(GIVEN MATERIAL):

— Begin —

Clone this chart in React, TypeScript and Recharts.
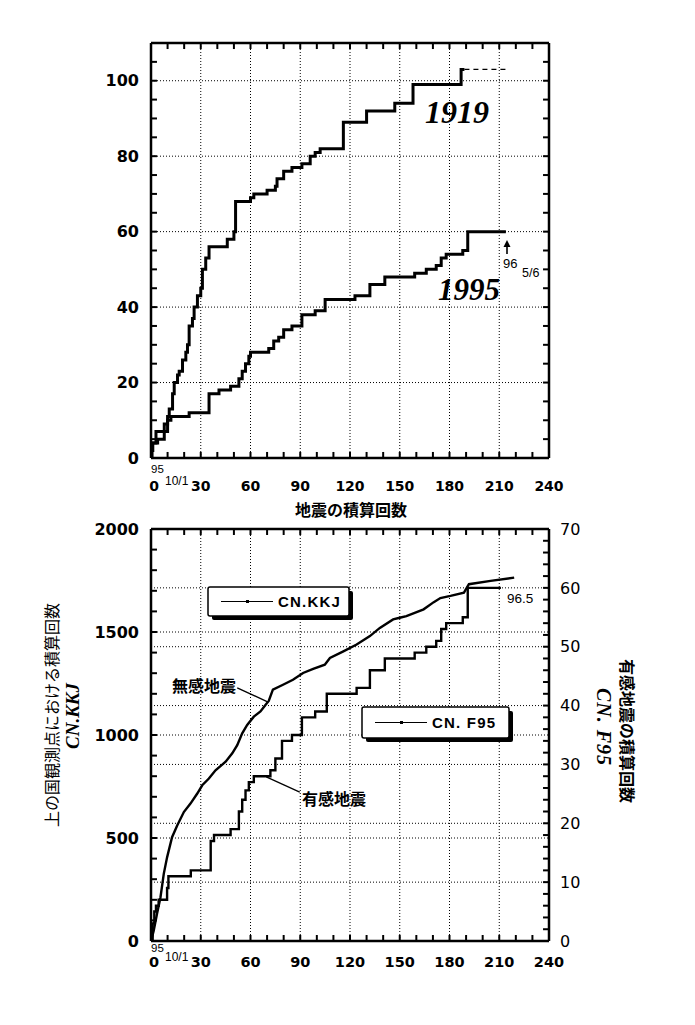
import React from 'react'
import { LineChart, Line, XAxis, YAxis, CartesianGrid, ReferenceLine } from 'recharts'

// axis ticks
const xTicks = [0, 30, 60, 90, 120, 150, 180, 210, 240]
const topYTicks = [0, 20, 40, 60, 80, 100]
const leftTicks = [0, 500, 1000, 1500, 2000]
const rightTicks = [0, 10, 20, 30, 40, 50, 60, 70]

// top chart: 1919 sequence (step)
const x1919 = [0, 0.5, 1, 3, 8, 10, 11, 13, 14, 16, 17, 19, 21, 22, 23, 25, 26, 28, 30, 31, 33, 35, 46, 50, 51, 60, 62, 70, 75, 76, 80, 85, 91, 96, 99, 102, 116, 130, 147, 158, 187, 189]
const y1919 = [0, 2, 4, 7, 9, 11, 13, 17, 20, 22, 23, 26, 28, 30, 35, 37, 40, 43, 45, 50, 53, 56, 58, 60, 68, 69, 70, 71, 72, 74, 76, 77, 78, 80, 81, 82, 89, 92, 94, 99, 103, 103]
const x1919Dashed = [189, 215]
const y1919Dashed = [103, 103]

// top chart: 1995 sequence (step)
const x1995 = [0, 0.5, 1, 4, 8, 10, 12, 23, 35, 41, 48, 53, 55, 57, 59, 60, 71, 74, 77, 80, 85, 91, 99, 105, 123, 132, 141, 159, 166, 172, 175, 178, 188, 191, 214]
const y1995 = [0, 2, 4, 5, 7, 10, 11, 12, 17, 18, 19, 21, 23, 25, 27, 28, 29, 31, 32, 34, 35, 38, 39, 42, 43, 46, 48, 49, 50, 51, 53, 54, 55, 60, 60]

// bottom chart: CN.KKJ (left axis)
const xKKJ = [0, 1.6, 3.6, 5.7, 7.7, 9.7, 12.7, 15.8, 19.8, 23.8, 27.9, 30.9, 34.9, 38.9, 45, 49, 52, 55, 58, 62, 66, 69, 71, 73.5, 79.6, 85.6, 91.7, 97.8, 104.8, 107.9, 116, 124, 132, 138, 146, 150, 154, 159, 164.4, 170.5, 174.5, 180.6, 188.7, 191.7, 204.8, 219]
const yKKJ = [0, 49, 131, 211, 326, 406, 504, 561, 626, 667, 716, 756, 789, 829, 870, 911, 951, 1008, 1049, 1089, 1114, 1146, 1165, 1220, 1244, 1268, 1301, 1321, 1341, 1374, 1406, 1439, 1480, 1520, 1561, 1569, 1577, 1593, 1610, 1645, 1665, 1675, 1691, 1732, 1748, 1764]

// bottom chart: CN.F95 (right axis, step)
const xF95 = [0, 1, 2, 3, 4.6, 9.7, 10.5, 24, 36, 38, 41, 48, 53, 55, 57, 59, 62, 72, 75, 79, 85, 91, 99, 106, 124, 132, 141, 159, 166, 172, 175, 178, 188, 191, 211]
const yF95 = [0, 3, 5, 6, 7, 9, 11, 12, 17, 18, 18, 19, 22, 24, 25.6, 27, 28, 29, 31, 34, 35, 38, 39, 42, 43, 46, 48, 49, 50, 51, 53, 54, 55, 60, 60]

const toPoints = (xs: number[], ys: number[]) => xs.map((x, i) => ({ x, y: ys[i] }))

const d1919 = toPoints(x1919, y1919)
const d1919Dashed = toPoints(x1919Dashed, y1919Dashed)
const d1995 = toPoints(x1995, y1995)
const dKKJ = toPoints(xKKJ, yKKJ)
const dF95 = toPoints(xF95, yF95)

// inner (minor) tick positions
const minorX = Array.from({ length: 23 }, (_, i) => (i + 1) * 10)
const minorTopY = Array.from({ length: 21 }, (_, i) => (i + 1) * 5)
const minorLeft = Array.from({ length: 19 }, (_, i) => (i + 1) * 100)
const minorRight = Array.from({ length: 34 }, (_, i) => (i + 1) * 2)

const NUM_FONT = '"DejaVu Sans", sans-serif'
const SANS = '"Liberation Sans", Arial, sans-serif'
const JP = '"Noto Sans CJK JP", sans-serif'
const SERIF = '"Liberation Serif", "Times New Roman", serif'

const TICK = 6

// mirrored axes: labels are drawn by hand outside the plot
const makeXTick = (gap: number, size: number, yearDy: number, dateDy: number) => (props: any) => {
	const { x, y, payload } = props
	if (!xTicks.includes(payload.value)) return <g />
	const top = y + TICK - 1 + gap
	const isZero = payload.value === 0
	return (
		<g>
			<text
				x={isZero ? x + 3 : x}
				y={top + size * 0.73}
				textAnchor="middle"
				fontFamily={NUM_FONT}
				fontWeight="bold"
				fontSize={size}
				fill="#000"
			>
				{payload.value}
			</text>
			{isZero && (
				<>
					<text x={x} y={top + yearDy} fontFamily={SANS} fontSize={11.5} fill="#000">
						95
					</text>
					<text x={x + 14} y={top + dateDy} fontFamily={SANS} fontSize={12} fill="#000">
						10/1
					</text>
				</>
			)}
		</g>
	)
}

const makeYTick = (major: number[], side: 'left' | 'right', bold: boolean) => (props: any) => {
	const { x, y, payload } = props
	if (!major.includes(payload.value)) return <g />
	return (
		<text
			x={side === 'left' ? x - TICK - 12 : x + TICK + 11}
			y={y}
			dy="0.36em"
			textAnchor={side === 'left' ? 'end' : 'start'}
			fontFamily={NUM_FONT}
			fontWeight={bold ? 'bold' : 'normal'}
			fontSize={16}
			fill="#000"
		>
			{payload.value}
		</text>
	)
}

const noLabel = () => <g />

// short inner tick marks along the frame, as data-space segments
const tickMarks = (prefix: string, yAxisId: string | number, segs: number[][]) =>
	segs.map(([x1, y1, x2, y2], i) => (
		<ReferenceLine
			key={prefix + i}
			yAxisId={yAxisId}
			segment={[
				{ x: x1, y: y1 },
				{ x: x2, y: y2 },
			]}
			stroke="#000"
			strokeWidth={2}
			ifOverflow="visible"
		/>
	))

const axisStroke = { stroke: '#000', strokeWidth: 2.5 }
const gridStyle = { stroke: '#000', strokeDasharray: '1 2', strokeWidth: 1 }

function TopChart() {
	return (
		<LineChart width={695} height={525} margin={{ top: 43, right: 146, bottom: 67, left: 151 }}>
			<CartesianGrid {...gridStyle} horizontalValues={topYTicks} verticalValues={xTicks} />
			<XAxis dataKey="x" type="number" domain={[0, 240]} ticks={[0, ...minorX, 240]} allowDataOverflow height={1} mirror tickSize={TICK} tickMargin={0} axisLine={axisStroke} tickLine={false} tick={makeXTick(24, 14, -8, 4)} interval={0} />
			<XAxis xAxisId="top" dataKey="x" orientation="top" type="number" domain={[0, 240]} ticks={xTicks} allowDataOverflow height={1} mirror tickSize={TICK} tickMargin={0} tick={noLabel} axisLine={axisStroke} tickLine={false} interval={0} />
			<YAxis type="number" domain={[0, 110]} ticks={topYTicks} allowDataOverflow width={1} mirror tickSize={TICK} tickMargin={0} axisLine={axisStroke} tickLine={false} tick={makeYTick(topYTicks, 'left', true)} interval={0} />
			<YAxis yAxisId="right" orientation="right" type="number" domain={[0, 110]} ticks={topYTicks} allowDataOverflow width={1} mirror tickSize={TICK} tickMargin={0} tick={noLabel} axisLine={axisStroke} tickLine={false} interval={0} />
			{tickMarks('tb', 0, minorX.map((v) => [v, 0, v, 1.6]))}
			{tickMarks('tt', 0, minorX.map((v) => [v, 110, v, 108.4]))}
			{tickMarks('tl', 0, minorTopY.map((v) => [0, v, 3.6, v]))}
			{tickMarks('tr', 0, minorTopY.map((v) => [240, v, 236.4, v]))}
			<Line data={d1919} dataKey="y" type="stepAfter" stroke="#000" strokeWidth={3} dot={false} isAnimationActive={false} />
			<Line xAxisId="top" yAxisId="right" data={d1919Dashed} dataKey="y" type="linear" stroke="#000" strokeWidth={1.2} strokeDasharray="5 4" dot={false} isAnimationActive={false} />
			<Line data={d1995} dataKey="y" type="stepAfter" stroke="#000" strokeWidth={3} dot={false} isAnimationActive={false} />
		</LineChart>
	)
}

function BottomChart() {
	return (
		<LineChart width={695} height={520} margin={{ top: 24, right: 146, bottom: 84, left: 151 }}>
			<CartesianGrid yAxisId="left" {...gridStyle} horizontalValues={leftTicks} verticalValues={xTicks} />
			<CartesianGrid yAxisId="right" {...gridStyle} vertical={false} horizontalValues={rightTicks} />
			<XAxis dataKey="x" type="number" domain={[0, 240]} ticks={xTicks} allowDataOverflow height={1} mirror tickSize={TICK} tickMargin={0} axisLine={axisStroke} tickLine={false} tick={makeXTick(16, 14.5, -4, 5)} interval={0} />
			<XAxis xAxisId="top" dataKey="x" orientation="top" type="number" domain={[0, 240]} ticks={xTicks} allowDataOverflow height={1} mirror tickSize={TICK} tickMargin={0} tick={noLabel} axisLine={axisStroke} tickLine={false} interval={0} />
			<YAxis yAxisId="left" type="number" domain={[0, 2000]} ticks={leftTicks} allowDataOverflow width={1} mirror tickSize={TICK} tickMargin={0} axisLine={axisStroke} tickLine={false} tick={makeYTick(leftTicks, 'left', true)} interval={0} />
			<YAxis yAxisId="right" orientation="right" type="number" domain={[0, 70]} ticks={rightTicks} allowDataOverflow width={1} mirror tickSize={TICK} tickMargin={0} axisLine={axisStroke} tickLine={false} tick={makeYTick(rightTicks, 'right', false)} interval={0} />
			{tickMarks('bb', 'left', minorX.map((v) => [v, 0, v, 29]))}
			{tickMarks('bt', 'left', minorX.map((v) => [v, 2000, v, 1971]))}
			{tickMarks('bl', 'left', minorLeft.map((v) => [0, v, 3.6, v]))}
			{tickMarks('br', 'right', minorRight.map((v) => [240, v, 236.4, v]))}
			<ReferenceLine yAxisId="left" segment={[{ x: 52, y: 1229 }, { x: 70.3, y: 1161 }]} stroke="#000" strokeWidth={1.3} />
			<ReferenceLine yAxisId="right" segment={[{ x: 69.5, y: 27.9 }, { x: 89.7, y: 25.3 }]} stroke="#000" strokeWidth={1.3} />
			<Line yAxisId="left" data={dKKJ} dataKey="y" type="linear" stroke="#000" strokeWidth={2.4} dot={false} isAnimationActive={false} />
			<Line xAxisId="top" yAxisId="right" data={dF95} dataKey="y" type="stepAfter" stroke="#000" strokeWidth={2.4} dot={false} isAnimationActive={false} />
		</LineChart>
	)
}

function LegendBox({ x, y, w, h, label, textX }: { x: number; y: number; w: number; h: number; label: string; textX: number }) {
	const midY = y + h / 2
	return (
		<g>
			<rect x={x + 4} y={y + 4} width={w} height={h} rx={2} fill="#000" />
			<rect x={x} y={y} width={w} height={h} rx={2} fill="#fff" stroke="#000" strokeWidth={1.5} />
			<line x1={x + 13} x2={x + 65} y1={midY} y2={midY} stroke="#000" strokeWidth={1.2} />
			<rect x={x + 38} y={midY - 1.5} width={3} height={3} fill="#000" />
			<text x={textX} y={midY + 5.5} fontFamily={SANS} fontWeight="bold" fontSize={15} letterSpacing={1.2} fill="#000">
				{label}
			</text>
		</g>
	)
}

function Overlay() {
	return (
		<svg width={695} height={1025} style={{ position: 'absolute', left: 0, top: 0, pointerEvents: 'none' }}>
			{/* top chart */}
			<text x={425} y={123} fontFamily={SERIF} fontWeight="bold" fontStyle="italic" fontSize={32} fill="#000">
				1919
			</text>
			<text x={438} y={300} fontFamily={SERIF} fontWeight="bold" fontStyle="italic" fontSize={31} fill="#000">
				1995
			</text>
			<line x1={507} x2={507} y1={254} y2={243} stroke="#000" strokeWidth={1.6} />
			<polygon points="503.5,247 507,240 510.5,247" fill="#000" />
			<text x={503} y={268} fontFamily={SANS} fontSize={13} fill="#000">
				96
			</text>
			<text x={522} y={277} fontFamily={SANS} fontSize={12.5} fill="#000">
				5/6
			</text>
			<text x={351} y={516} textAnchor="middle" fontFamily={JP} fontWeight="bold" fontSize={16} fill="#000">
				地震の積算回数
			</text>

			{/* bottom chart */}
			<LegendBox x={208} y={587} w={141} h={29} label="CN.KKJ" textX={278} />
			<LegendBox x={362} y={707} w={147} h={31} label="CN.  F95" textX={432} />
			<text x={507} y={603} fontFamily={SANS} fontSize={13.5} fill="#000">
				96.5
			</text>
			<text x={172} y={692} fontFamily={JP} fontWeight="bold" fontSize={16} fill="#000">
				無感地震
			</text>
			<text x={302} y={805} fontFamily={JP} fontWeight="bold" fontSize={16} fill="#000">
				有感地震
			</text>
			<text transform="translate(51,715) rotate(-90)" textAnchor="middle" dominantBaseline="central" fontFamily={JP} fontSize={16} fill="#000">
				上の国観測点における積算回数
			</text>
			<text transform="translate(72,716) rotate(-90)" textAnchor="middle" dominantBaseline="central" fontFamily={SERIF} fontWeight="bold" fontStyle="italic" fontSize={19} fill="#000">
				CN.KKJ
			</text>
			<text transform="translate(628,731) rotate(90)" textAnchor="middle" dominantBaseline="central" fontFamily={JP} fontWeight="bold" fontSize={16} fill="#000">
				有感地震の積算回数
			</text>
			<text transform="translate(604,727) rotate(90)" textAnchor="middle" dominantBaseline="central" fontFamily={SERIF} fontWeight="bold" fontStyle="italic" fontSize={20} letterSpacing={1} fill="#000">
				CN. F95
			</text>
		</svg>
	)
}

export default function App() {
	return (
		<div style={{ position: 'absolute', left: 0, top: 0, width: 695, height: 1025, background: '#fff' }}>
			<div style={{ position: 'absolute', left: 0, top: 0 }}>
				<TopChart />
			</div>
			<div style={{ position: 'absolute', left: 0, top: 505 }}>
				<BottomChart />
			</div>
			<Overlay />
		</div>
	)
}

— End —

(EXERCISE GOAL):
Emit the lines of the material exactly, from its first line to the line containing "const rightTicks = [0, 10, 20, 30, 40, 50, 60, 70]", inclusive; leave every picture out.

(OUTPUT BELOW):
Clone this chart in React, TypeScript and Recharts.
import React from 'react'
import { LineChart, Line, XAxis, YAxis, CartesianGrid, ReferenceLine } from 'recharts'

// axis ticks
const xTicks = [0, 30, 60, 90, 120, 150, 180, 210, 240]
const topYTicks = [0, 20, 40, 60, 80, 100]
const leftTicks = [0, 500, 1000, 1500, 2000]
const rightTicks = [0, 10, 20, 30, 40, 50, 60, 70]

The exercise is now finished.